Marcello, Benedetto



Italian composer of noble birth; born at Venice. Was a pupil of Lotti and Gasparini, studying violin first and afterward turning his attention to singing and composition. In obedience to his father he studied law, but when he returned to Venice, on his father's death, he gave as much attention to music as to his legal practice. He held important positions under the government, being a member of the Council of Forty in 1711, and in 1730 receiving the appointment of Proweditore of Pola. Owing to the climate of Pola, his health gave out, and he was made Camerlango at Brescia, where he died. He was made Cavaliere of the Filarmonici of Bologna and also a member of the Pastori Arcadi at Rome.

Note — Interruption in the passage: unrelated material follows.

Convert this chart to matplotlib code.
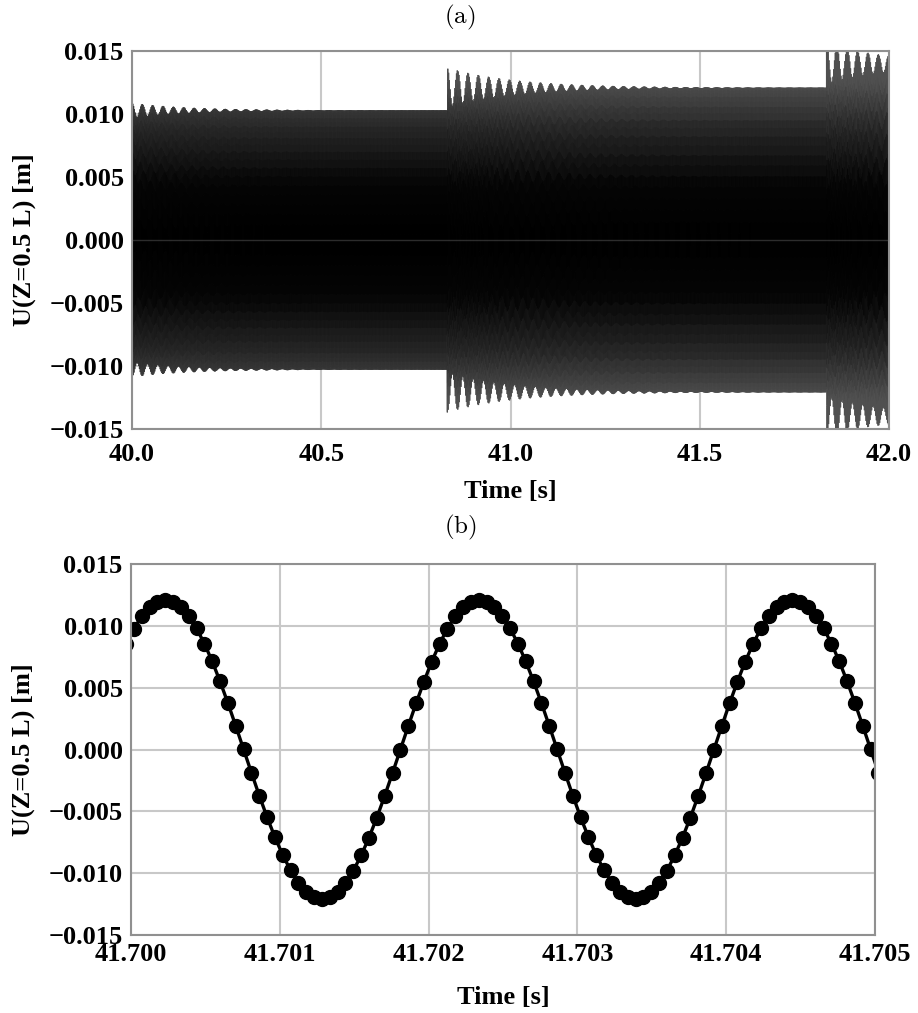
import numpy as np
import matplotlib
matplotlib.use("Agg")
import matplotlib.pyplot as plt
from matplotlib.collections import LineCollection
from matplotlib.colors import LinearSegmentedColormap

# ---- values ----
# carrier (from panel b): peak time and period
carrier_peak_time = 41.70023      # s
carrier_period = 0.002107         # s
samples_per_period = 40           # markers per cycle in panel (b)

# panel (a): three load segments
seg_start = [40.0, 40.833, 41.835]        # s
seg_amp = [0.0103, 0.0121, 0.0140]        # steady amplitude [m]
seg_beat_amp = [0.0006, 0.0016, 0.0016]   # initial beat amplitude [m]
seg_beat_decay = [0.15, 0.18, 0.18]       # s
beat_freq = 36.5                          # Hz

xlim_a = [40.0, 42.0]
xticks_a = [40.0, 40.5, 41.0, 41.5, 42.0]
xlim_b = [41.700, 41.705]
xticks_b = [41.700, 41.701, 41.702, 41.703, 41.704, 41.705]
yticks = [-0.015, -0.010, -0.005, 0.000, 0.005, 0.010, 0.015]
ylabel = "U(Z=0.5 L) [m]"
xlabel = "Time [s]"
titles = ["(a)", "(b)"]

# ---- build signal ----
f = 1.0 / carrier_period
dt = carrier_period / samples_per_period


def signal(t):
    u = np.zeros_like(t)
    for i, ts in enumerate(seg_start):
        te = seg_start[i + 1] if i + 1 < len(seg_start) else np.inf
        m = (t >= ts) & (t < te)
        tt = t[m]
        ph = 2 * np.pi * f * (tt - carrier_peak_time)
        u[m] = seg_amp[i] * np.cos(ph) + seg_beat_amp[i] * np.exp(-(tt - ts) / seg_beat_decay[i]) * \
            np.cos(ph + 2 * np.pi * beat_freq * (tt - ts))
    return u


t_a = np.arange(xlim_a[0], xlim_a[1] + dt, dt)
u_a = signal(t_a)
k0 = int(np.floor((xlim_b[0] - carrier_peak_time) / dt))
t_b = carrier_peak_time + dt * np.arange(k0, k0 + 100)
u_b = signal(t_b)

# ---- figure ----
plt.rcParams['font.family'] = ['Liberation Serif', 'DejaVu Serif']
plt.rcParams['font.weight'] = 'bold'
plt.rcParams['mathtext.fontset'] = 'cm'

fig = plt.figure(figsize=(9.18, 10.13), dpi=100)
ax_a = fig.add_axes([132 / 918, 1 - 429 / 1013, (889 - 132) / 918, (429 - 51) / 1013])
ax_b = fig.add_axes([131 / 918, 1 - 935 / 1013, (875 - 131) / 918, (935 - 564) / 1013])

# dense trace: segments shaded by distance from zero (black core, grey edges)
pts = np.column_stack([t_a, u_a])
segs = np.stack([pts[:-1], pts[1:]], axis=1)
umid = np.abs(0.5 * (u_a[:-1] + u_a[1:])) / 0.0125
cmap = LinearSegmentedColormap.from_list('dense', [(0.0, '#000000'), (0.35, '#050505'),
                                                   (0.7, '#262626'), (1.0, '#505050')])
lc = LineCollection(segs, colors=cmap(np.clip(umid, 0, 1)), linewidths=0.9, zorder=2)
ax_a.add_collection(lc)

ax_b.plot(t_b, u_b, color='black', lw=2.4, marker='o', ms=10, zorder=2)

for ax, xl, xt, tpad, lpad in [(ax_a, xlim_a, xticks_a, 10, 10), (ax_b, xlim_b, xticks_b, 6, 14)]:
    ax.set_xlim(xl)
    ax.set_ylim(-0.015, 0.015)
    ax.set_xticks(xt)
    ax.set_yticks(yticks)
    ax.grid(True, color='#c8c8c8', lw=1.5, zorder=0)
    ax.set_axisbelow(True)
    ax.tick_params(length=0, labelsize=19)
    ax.tick_params(axis='y', pad=6)
    ax.tick_params(axis='x', pad=tpad)
    for s in ax.spines.values():
        s.set_color('#909090')
        s.set_linewidth(1.5)
    ax.set_ylabel(ylabel, fontsize=19, fontweight='bold', labelpad=10)
    ax.set_xlabel(xlabel, fontsize=19, fontweight='bold', labelpad=lpad)
    ax.yaxis.set_major_formatter(matplotlib.ticker.FuncFormatter(
        lambda v, p: ("\u2212" if v < -1e-12 else "") + f"{abs(v):.3f}"))

# faint zero line visible through the dense trace, as in the reference
ax_a.axhline(0.0, color='#808080', lw=1.0, alpha=0.35, zorder=3)

ax_a.xaxis.set_major_formatter(matplotlib.ticker.FormatStrFormatter('%.1f'))
ax_b.xaxis.set_major_formatter(matplotlib.ticker.FormatStrFormatter('%.3f'))

fig.text(460 / 918, 1 - 17 / 1013, r'$\mathrm{(a)}$', ha='center', va='center', fontsize=18)
fig.text(460 / 918, 1 - 527 / 1013, r'$\mathrm{(b)}$', ha='center', va='center', fontsize=18)

fig.savefig('out.png', dpi=100)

The work for which he is remembered is his Estro poetico-armonico, Parifrasti sopra i primi 5O Psalmi, Poesia di Girolamo Giustiniani, a work in eight volumes, which appeared in Venice in 1724 to 1727. They are written for one, two, three and four voices, with figured basses, sometimes with two violins and violoncello obbligati, and are considered very fine work of the kind. An English edition of them appeared in London, 1757. Besides his music, Marcello showed great ability as a poet, and is said to have written the libretto for Ruggpeni's Arato in Sparta. The manuscript of many of his musical works may be found in various libraries and museums in Italy. Rossini is said to have used the whole of Marcello's twentyfirst Psalm in his music for the overture of the Siege of Corinth.